Years ago I gave up trying to follow the advice in books like Sister Oaks and there are times I want to scream "F-you!" to our beloved well-meaning leaders who continue to send these mixed messages to Mormon single adults. Us single women are expected to be chaste and virtuous yet these are not attractive qualities to single Mormon males who say they're waiting for us to make the first move and dress and act more provocatively to show we're interested in them while they don't have to do anything. When was the last time you saw a scantily dressed woman without a date? Yeah, I thought so. When was the last time my modest dress and manner landed me a date? I'm 36 and I'm still waiting!
Take those articles in the Ensign (a Mormon church magazie) that don't even mention dating or courtship among single members. Instead it pushes us female single members to take the initiative, get out there, make an effort, ask your Bishop to give you a calling and all that crap. Reminded me too much of those dating articles in the New Era (the one for Mormon teens) where the young men whine, "Why can't the girls ask US out on dates? Why are WE always expected to take the traditional route, what if they reject us?" Hey, guys, I'm 36, I can tell you a few things about rejection. This wasn't my choice and I'm sick of being told that as a single woman in the church, I'm the one with the problem.
In full rebellion, I let my temple recommend expire (it's OK, Mom, I 'm not sleeping with anyone, I still know the church is true, I'm just so TIRED of it all! Why go when I have no one to share the experience with?) I'm still waiting for the lightning to strike. I haven't had a calling in years and I don't plan on asking my current bishop for one either. He seems relieved. He doesn't bother me and I don't bother him. I don't do visiting teaching and I have no idea who mine are but you know what?
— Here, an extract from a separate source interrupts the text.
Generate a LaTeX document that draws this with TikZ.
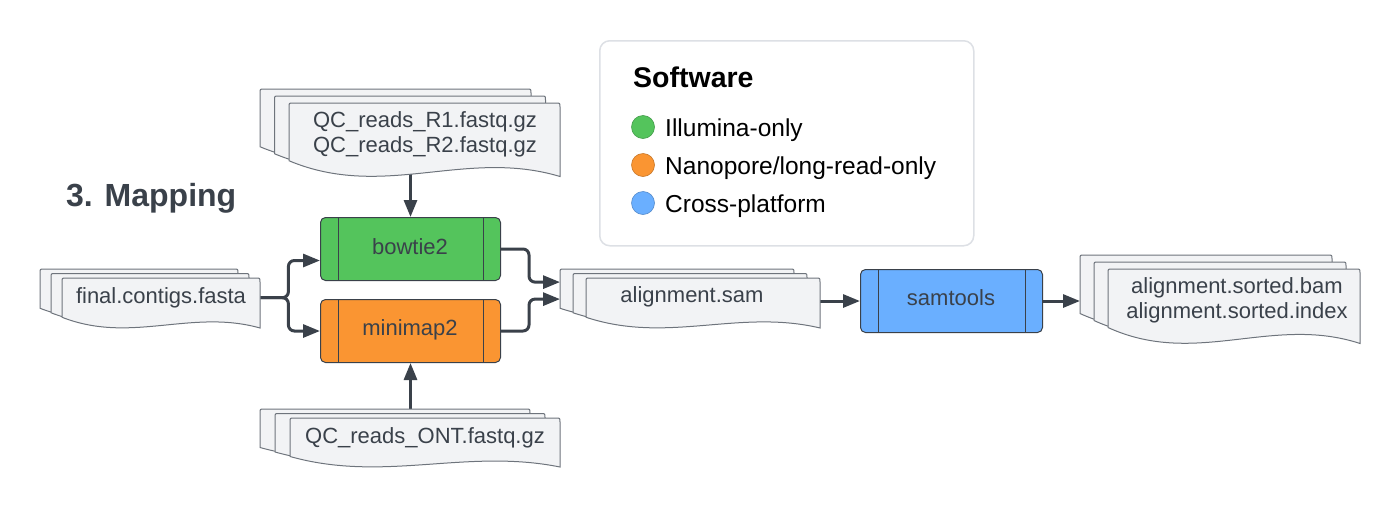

That's OK, I don't mind, because it's just as uncomfortable for me hearing a message about strengthening marriage, family and home as it is for the sweet Molly Mormon sisters condescending upon the "dumb" single, never married woman who lives alone in her one bedroom apartment. I only attend sacrament meeting (Mormon worship service with talks and sermons presented by fellow members-lay clergy) when I feel like it and suffer no guilt over missing my Relief Society meetings (A Mormon Sabbath meeting is divided into three: men and women meet seperate with children and teens also meeting seperate, Sunday School for adults and kids, everyone attends worship service together).
So I had this epiphany: if those young men floating adrift in the world can slack off in settling down, getting a college degree and a job and mooch off Mom and Dad or their current girlfriend for the rest of their Peter Pan lives, well, why can't I do the same by slacking off in my own religious duties? If attending church surrounded by eternal families while denied my own is so painful for me, why not skip a Sunday or two? It's not like anyone will miss me. It's not like I have any children or a partner to be setting a good example for.
I will continue to blog about this subject until something earth shattering occurs one of these days in my life giving me a change of heart. In the meantime, Mom wants me to attend the BYU Education Week next month in August. So, I went online for more information about how much a one day pass costs and what kinds of classes I might be interested in attending. What I found only proves my point-are you divorced? They have a class (several actually) for that! Are you the parents of rebellious teenagers, older single adults, have a blended family, or worried about raising righteous children? Yep, they have classes for that too! Are you infertile and can't have kids? There's a class for that. Want to strengthen your marriage? There's a class for that, too.
On the other hand, want tips on how to survive a Telestial world as a single adult without drowning in the depths of despair and lonliness? Sorry, BYU Education Week does NOT have a class for that. Cost of ticket for one day, $64. Guess what the co-payment for my last filling at the dentist cost me, $64. Sorry, Mom, I think I'd prefer getting my teeth drilled than spending an entire day attending classes and workshops I can't relate to.
Ah, the joy of a single women's liberation!